Screen shot 2017-11-26 at 8.31.10 AM

I cannot wait to be in nature.  I forgot how much I’ve missed and needed it.  It’s been so long since I’ve been humbled by rugged trail and peace.  Toronto is loud and busy.

My rib is healing slow.  In this time, my mental strength is being tested, as well as my intuition.  I’m learning to hear my body, and live presently so that I can honour my needs.  As I’ve not trained in so long, it is a tricky time often to hear the restrictive voice of my mind with my old coping, and tell it to STFU.  Honestly, fuck the weight, fuck the struggle.  I don’t have energy enough to care for restriction and a half ass-life.

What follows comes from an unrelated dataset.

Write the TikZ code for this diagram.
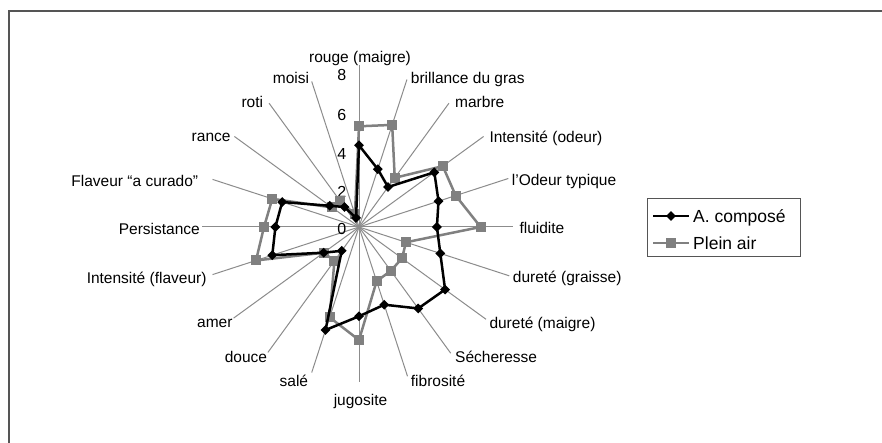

Nature, being out there, really puts the present moment in focus.  It takes away the mindgames we play, and puts real life right here and now.  There’s no time or space for restriction.  The body is totally our conduit for the experience, and is must be honoured or else, no experience.  Simple as that!

I’m eating and fuck it, I am getting healthy, in rest, and my body has done this for a reason.  The body always communicates with us.  Right now, it’s telling me to chill.  I’ve actually started watching Netflix for the first time (thank you Corinne).

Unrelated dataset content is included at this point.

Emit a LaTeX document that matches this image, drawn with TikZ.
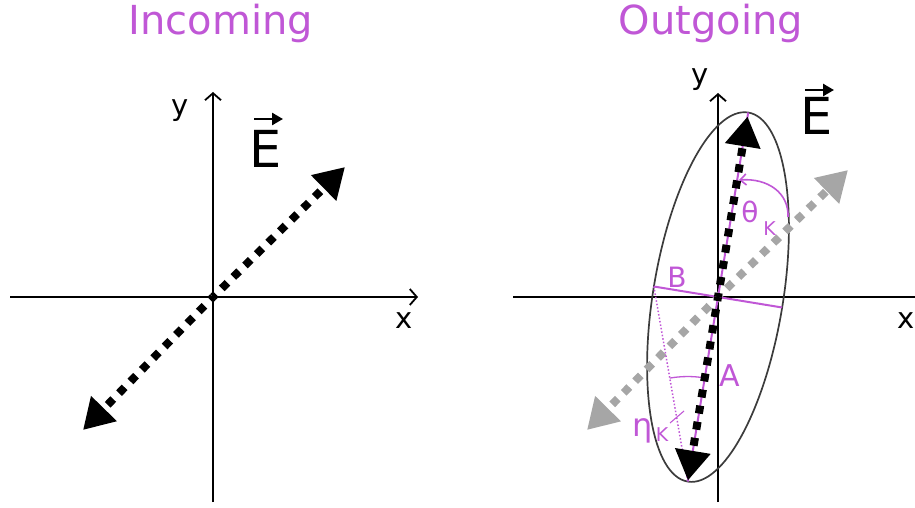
\documentclass[tikz,border=0pt]{standalone}
\usepackage{fontspec}
\setmainfont{DejaVu Sans}
\usetikzlibrary{arrows.meta,calc}
\definecolor{pur}{RGB}{192,87,214}
\definecolor{garrow}{RGB}{166,166,166}
\definecolor{ellgray}{RGB}{60,60,60}
\newcommand{\fs}[1]{\fontsize{#1}{#1}\selectfont}
\begin{document}
\begin{tikzpicture}[x=1pt,y=1pt,
  axisline/.style={line width=1.8pt,-{Straight Barb[length=7pt,width=16pt]}},
  plainline/.style={line width=1.8pt},
  efield/.style={line width=8pt,dash pattern=on 8pt off 8.3pt,dash phase=4pt,
     -{Triangle[length=30pt,width=34pt]}},
  gfield/.style={efield,draw=garrow},
  lbl/.style={inner sep=0pt,font=\fs{29}},
  title/.style={inner sep=0pt,font=\fs{40},text=pur},
  vecarrow/.style={line width=2.6pt,-{Triangle[length=11pt,width=12pt]}},
  purline/.style={draw=pur,line width=2pt},
  purlbl/.style={inner sep=0pt,text=pur},
]
\useasboundingbox (0,0) rectangle (915,507);

% ---------- titles
\node[title] (t1) at (221,484) {Incoming};
\node[title] (t2) at (711,484) {Outgoing};

% ---------- left panel
\coordinate (O1) at (213,210);
\coordinate (L1w) at (10,210);
\coordinate (L1e) at (418,210);
\coordinate (L1s) at (213,5);
\coordinate (L1n) at (213,415);
\draw[plainline] (L1w) -- (O1);
\draw[axisline] (O1) -- (L1e);
\draw[plainline] (L1s) -- (O1);
\draw[axisline] (O1) -- (L1n);
\node[lbl] (y1) at (180,396) {y};
\node[lbl] (x1) at (404,186) {x};
\node[inner sep=0pt,font=\fs{51}] (E1) at (266,358) {E};
\coordinate (E1a) at (254,388);
\coordinate (E1b) at (283,388);
\draw[vecarrow] (E1a) -- (E1b);
\coordinate (T1a) at (345,340);
\coordinate (T1b) at (83,77);
\draw[efield] (O1) -- (T1a);
\draw[efield] (O1) -- (T1b);

% ---------- right panel
\coordinate (O2) at (718,210);
\coordinate (R2w) at (513,210);
\coordinate (R2e) at (925,210);
\coordinate (R2s) at (718,5);
\coordinate (R2n) at (718,414);
\draw[plainline] (R2w) -- (O2);
\draw[axisline] (O2) -- (R2e);
\draw[plainline] (R2s) -- (O2);
\draw[axisline] (O2) -- (R2n);
\node[lbl] (y2) at (700,427) {y};
\node[lbl] (x2) at (906,186) {x};
\node[inner sep=0pt,font=\fs{51}] (E2) at (817,391) {E};
\coordinate (E2a) at (805,417);
\coordinate (E2b) at (834,417);
\draw[vecarrow] (E2a) -- (E2b);

% ellipse
\draw[ellgray,line width=1.7pt,rotate around={80.7:(O2)}] (O2) ellipse [x radius=187, y radius=65];

% gray incoming field
\coordinate (Ga) at (848,337);
\coordinate (Gb) at (587,77);
\draw[gfield] (O2) -- (Ga);
\draw[gfield] (O2) -- (Gb);

% axes of ellipse
\coordinate (Atop) at ($(O2)+(80.7:187)$);
\coordinate (Abot) at ($(O2)+(260.7:187)$);
\coordinate (Bl) at ($(O2)+(170.7:65)$);
\coordinate (Br) at ($(O2)+(-9.3:65)$);
\draw[purline] (Abot) -- (Atop);
\draw[purline] (Bl) -- (Br);
\draw[draw=pur,line width=1.5pt,dotted] (Bl) -- (Abot);

% eta arc and tick
\draw[draw=pur,line width=1.3pt] ($(Abot)+(99.9:105)$) arc[start angle=99.9,end angle=80.7,radius=105];
\coordinate (Ha) at (670,84);
\coordinate (Hb) at (684,96);
\draw[draw=pur,line width=1.1pt] (Ha) -- (Hb);

% theta arc
\coordinate (Th1) at (788,290);
\coordinate (Th2) at (739,327);
\draw[draw=pur,line width=1.6pt,-{Straight Barb[length=6pt,width=11pt]}] (Th1) .. controls (789,314) and (768,329) .. (Th2);

% black outgoing field
\coordinate (Ka) at ($(O2)+(80.7:183)$);
\coordinate (Kb) at ($(O2)+(260.7:186)$);
\draw[efield] (O2) -- (Ka);
\draw[efield] (O2) -- (Kb);

% labels
\node[purlbl,font=\fs{28}] (Blbl) at (677,230) {B};
\node[purlbl,font=\fs{30}] (Albl) at (730,131) {A};
\node[purlbl,font=\fs{28}] (th) at (750,295) {θ};
\node[purlbl,font=\fs{19}] (thK) at (769.5,278.5) {K};
\node[purlbl,font=\fs{32}] (eta) at (643,76) {η};
\node[purlbl,font=\fs{19}] (etaK) at (662,72) {K};
\end{tikzpicture}
\end{document}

I miss feeling physically strong, truly.  I feel at loss.  I won’t jeopardize my healing before I leave on Thursday (Nov 30th) to my new life out west.  The mountains are waiting for me, and I’ll climb em soon enough.  But right now, I chill, heal, rest.

How Nature Heals

Brene Brown explains in her book Rising Strong, that our brains like to find certainty in things over correct facts.  This is big.  This is why we easily fall back onto our default stories when we face conflict, or our default coping mechanisms when we face things we are not expecting.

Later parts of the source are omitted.